Now I had lots of old jenkins jobs, it will be nice to have a python script xml2yaml to convert the existing jenkins job config.xml to YAML file format.
Do you any suggestions to had a quick solution in python ?
I don't need it to be used in jenkins-job-builder directly, just can be converted it into YAML for reference.
For the convert, some part can be ignored like namespace.
config.xml segment looks like:
<project>
<logRotator class="hudson.tasks.LogRotator">
<daysToKeep>-1</daysToKeep>
<numToKeep>20</numToKeep>
<artifactDaysToKeep>-1</artifactDaysToKeep>
<artifactNumToKeep>-1</artifactNumToKeep>
</logRotator>
...
</project>
The yaml output could be:
- project:
logrotate:
daysToKeep: -1
numToKeep: 20
artifactDaysToKeep: -1
artifactNumToKeep: -1
If you are not familiar with config.xml in jenkins, you can check infra_backend-merge-all-repo job in https://ci.jenkins-ci.org
I'm writing a program that does this conversion from XML to YAML. It can dynamically query a Jenkins server and translate all the jobs to YAML.
https://github.com/ktdreyer/jenkins-job-wrecker
Right now it works for very simple jobs. I've taken a safe/pessimistic approach and the program will bail if it encounters XML that it cannot yet translate.
It's hard to tell from your question exactly what you're looking for here, but assuming you're looking for the basic structure:
Python has good support on most platforms for XML Parsing. Chances are you'll want to use something simple and easy to use like minidom. See the XML Processing Modules in the python docs for your version of python.
Once you've opened the file, looking for project and then parsing down from there and using a simple mapping should work pretty well given the simplicity of the yaml format.
from xml.dom.minidom import parse
def getText(nodelist):
rc = []
for node in nodelist:
if node.nodeType == node.TEXT_NODE:
rc.append(node.data)
return ''.join(rc)
def getTextForTag(nodelist,tag):
elements = nodelist.getElementsByTagName(tag)
if (elements.length>0):
return getText( elements[0].childNodes)
return ''
def printValueForTag(parent, indent, tag, valueName=''):
value = getTextForTag( parent,tag)
if (len(value)>0):
if (valueName==''):
valueName = tag
print indent + valueName+": "+value
def emitLogRotate(indent, rotator):
print indent+"logrotate:"
indent+=' '
printValueForTag( rotator,indent, 'daysToKeep')

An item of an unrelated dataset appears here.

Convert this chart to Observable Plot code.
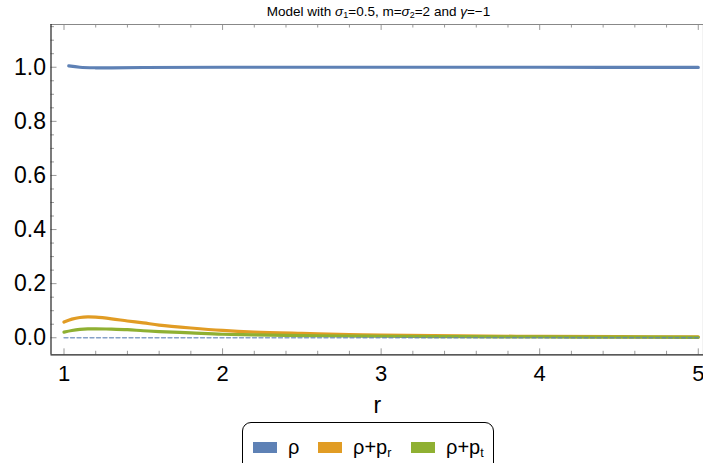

printValueForTag( rotator,indent, 'numToKeep')
def emitProject(project):
print "- project:"
# all projects have log rotators, so no need to chec
emitLogRotate(" ",project.getElementsByTagName('logRotator')[0])
# next section...
dom = parse('config.xml')
emitProject(dom)
This snippet will print just a few lines of the eventual configuration file, but it puts you in the right direction for a simple translator. Based on what I've seen, there's not much room for an automatic translation scheme due to naming differences. You could streamline the code as you iterate for more options and to be table driven, but that's "just a matter of programming", this will at least get you started with the DOM parsers in python.
I suggest querying and accessing the xml with xpath expressions using xmlstarlet on the command line and in shell scripts. No trouble with low-level programmatical access to XML. XMLStarlet is an XPath swiss-army knife on the command line.
"xmlstarlet el" shows you the element structure of the entire XML as XPath expressions.
"xmlstarlet sel -t -c XPath-expression" will extract exactly what you want.
Maybe you want to spend an hour (or two) on freshing up your XPath know-how in advance.
You will shed a couple of tears, once you recognize how much time you spent with programming XML access before you used XMLStarlet.